Ringfort (Rath), Lisduff, Co. Tipperary
Co. Tipperary |
Ringforts
Sitting in open flat pasture in County Tipperary, this ringfort gives itself away not by drama but by geometry.
From a distance, the concentric rings of earthworks read as subtle ripples in the landscape, yet up close the scale becomes apparent: the whole monument stretches nearly 96 metres across, enclosing a raised central platform over 54 metres wide. What makes it particularly notable is that it is bivallate, meaning it was defended not by a single bank and ditch but by two, a form that generally signals either greater status or a heightened need for protection among its early medieval builders.
The earthworks here follow a classic pattern for the type. A raised circular area sits at the centre, ringed first by an earth and stone bank, then by a wide, flat-bottomed fosse (the term for the defensive ditch surrounding such enclosures), and then by an outer bank beyond that. The fosse is especially substantial, reaching up to 16 metres across at the top and roughly 11 metres at its widest point on the northern side. A probable entrance gap, just 2 metres wide, opens at the east. Running inward from that gap is a later field bank cutting straight across the interior, heading west towards a low circular mound about 6 metres in diameter, which may be the surviving trace of a small hut site. The outer bank has been partially levelled between north and east, and there is evidence of quarrying into the fosse on the western and north-western sides, though much of the monument remains well preserved. To the south-west, a 10-metre gap in the outer bank appears to be the result of more recent interference.

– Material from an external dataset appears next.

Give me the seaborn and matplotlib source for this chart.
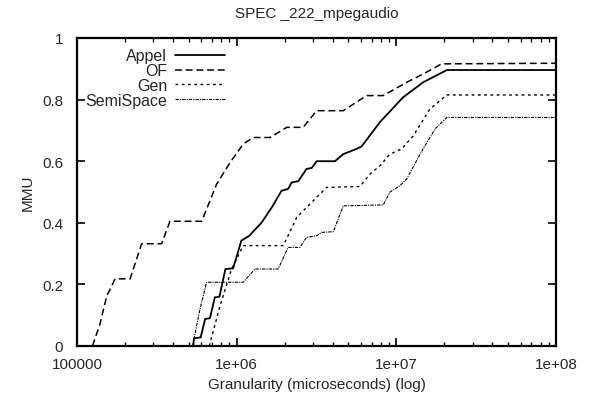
import numpy as np
import pandas as pd
import matplotlib
matplotlib.use("Agg")
import matplotlib.pyplot as plt
import seaborn as sns
from matplotlib.ticker import FixedLocator, FixedFormatter, LogLocator, NullFormatter

# ---- data ----
of_x = [1.25e5, 1.39e5, 1.54e5, 1.6e5, 1.73e5, 2.15e5, 2.54e5, 3.39e5, 3.82e5, 6.04e5,
        7.5e5, 9.1e5, 1.1e6, 1.27e6, 1.62e6, 2.06e6, 2.61e6, 3.17e6, 4.65e6, 6.52e6,
        8.28e6, 1.16e7, 1.47e7, 1.92e7, 1e8]
of_y = [0.0, 0.07, 0.165, 0.18, 0.218, 0.218, 0.332, 0.332, 0.405, 0.405,
        0.526, 0.596, 0.656, 0.677, 0.677, 0.71, 0.71, 0.764, 0.764, 0.813,
        0.813, 0.856, 0.883, 0.916, 0.918]

appel_x = [5.35e5, 5.4e5, 5.95e5, 6.35e5, 6.8e5, 7.3e5, 7.8e5, 8.5e5, 9.5e5, 1.07e6,
           1.2e6, 1.43e6, 1.66e6, 1.91e6, 2.1e6, 2.21e6, 2.43e6, 2.74e6, 2.95e6, 3.17e6,
           4.13e6, 4.65e6, 5.64e6, 6.06e6, 7.9e6, 1.1e7, 1.47e7, 2.07e7, 1e8]
appel_y = [0.0, 0.025, 0.028, 0.088, 0.09, 0.158, 0.16, 0.25, 0.252, 0.342,
           0.358, 0.40, 0.45, 0.504, 0.51, 0.531, 0.535, 0.575, 0.578, 0.60,
           0.60, 0.623, 0.64, 0.648, 0.727, 0.807, 0.856, 0.896, 0.896]

gen_x = [6.74e5, 7.86e5, 9.3e5, 1.1e6, 1.96e6, 2.38e6, 2.88e6, 3.66e6, 5.92e6, 6.84e6,
         7.89e6, 9.12e6, 1.08e7, 1.28e7, 1.62e7, 2.07e7, 1e8]
gen_y = [0.0, 0.13, 0.25, 0.326, 0.326, 0.418, 0.461, 0.515, 0.518, 0.558,
         0.585, 0.623, 0.64, 0.683, 0.769, 0.815, 0.815]

semi_x = [5.3e5, 5.89e5, 6.49e5, 1.1e6, 1.3e6, 1.82e6, 2.1e6, 2.49e6, 2.74e6, 3.17e6,
          3.41e6, 4.03e6, 4.65e6, 8.28e6, 9.12e6, 1.05e7, 1.16e7, 1.47e7, 1.75e7, 2.07e7, 1e8]
semi_y = [0.0, 0.12, 0.207, 0.207, 0.25, 0.25, 0.32, 0.32, 0.353, 0.358,
          0.369, 0.371, 0.455, 0.458, 0.50, 0.52, 0.542, 0.64, 0.705, 0.742, 0.742]

series_names = ["Appel", "OF", "Gen", "SemiSpace"]
x_ticks = [1e5, 1e6, 1e7, 1e8]
x_tick_labels = ["100000", "1e+06", "1e+07", "1e+08"]
y_ticks = [0, 0.2, 0.4, 0.6, 0.8, 1.0]
y_tick_labels = ["0", "0.2", "0.4", "0.6", "0.8", "1"]

sns.set_style("ticks")
plt.rcParams["font.family"] = ["Liberation Sans", "DejaVu Sans"]
plt.rcParams["font.size"] = 11

fig = plt.figure(figsize=(5.9, 4.02), dpi=100)
ax = fig.add_axes([77 / 590, 1 - 347 / 402, 479 / 590, 308 / 402])

data = {
    "Appel": (appel_x, appel_y),
    "OF": (of_x, of_y),
    "Gen": (gen_x, gen_y),
    "SemiSpace": (semi_x, semi_y),
}
styles = {
    "Appel": dict(linestyle="-", linewidth=1.3),
    "OF": dict(linestyle=(0, (4.5, 2.5)), linewidth=1.1),
    "Gen": dict(linestyle=(0, (2, 2.5)), linewidth=1.0),
    "SemiSpace": dict(linestyle=(0, (3, 1, 1, 1)), linewidth=0.8),
}
for name in series_names:
    xs, ys = data[name]
    df = pd.DataFrame({"x": xs, "y": ys})
    sns.lineplot(data=df, x="x", y="y", ax=ax, color="black", label=name,
                 estimator=None, sort=False, **styles[name])

ax.set_xscale("log")
ax.set_xlim(1e5, 1e8)
ax.set_ylim(0, 1)
ax.xaxis.set_major_locator(FixedLocator(x_ticks))
ax.xaxis.set_major_formatter(FixedFormatter(x_tick_labels))
ax.xaxis.set_minor_locator(LogLocator(base=10, subs=np.arange(2, 10)))
ax.xaxis.set_minor_formatter(NullFormatter())
ax.yaxis.set_major_locator(FixedLocator(y_ticks))
ax.yaxis.set_major_formatter(FixedFormatter(y_tick_labels))
ax.tick_params(which="both", direction="in", top=True, right=True, color="black")
ax.tick_params(which="major", length=6, width=1.2, labelsize=11)
ax.tick_params(axis="x", which="major", pad=8)
ax.tick_params(axis="y", which="major", pad=10)
ax.tick_params(which="minor", length=3, width=1.0)
for s in ax.spines.values():
    s.set_linewidth(1.6)
    s.set_color("black")

ax.set_xlabel("Granularity (microseconds) (log)", fontsize=11, labelpad=4)
ax.set_ylabel("MMU", fontsize=11, labelpad=5)
ax.set_title("SPEC _222_mpegaudio", fontsize=11, pad=15)

leg = ax.legend(loc="upper left", bbox_to_anchor=(0.017, 0.966), frameon=False,
                markerfirst=False, handlelength=3.1, handletextpad=0.5,
                labelspacing=-0.02, borderpad=0, borderaxespad=0, fontsize=11.5)

fig.savefig("out.png", dpi=100)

The field to the east adds an additional layer of interest. A ruined farmhouse stands in its corner, a building absent from all editions of the Ordnance Survey six-inch maps, yet possibly predating the first edition of 1840, since the field boundary shown on that map appears to have been laid out to accommodate the building rather than ignore it. Low earthworks and quarry holes scattered between the ringfort and the ruin seem connected to the farmhouse rather than to the earlier monument. Immediately to the north lies a rectangular enclosure, a separate feature that extends the sense of this as a place that accumulated human activity across many centuries, each generation leaving its own quiet mark on the ground.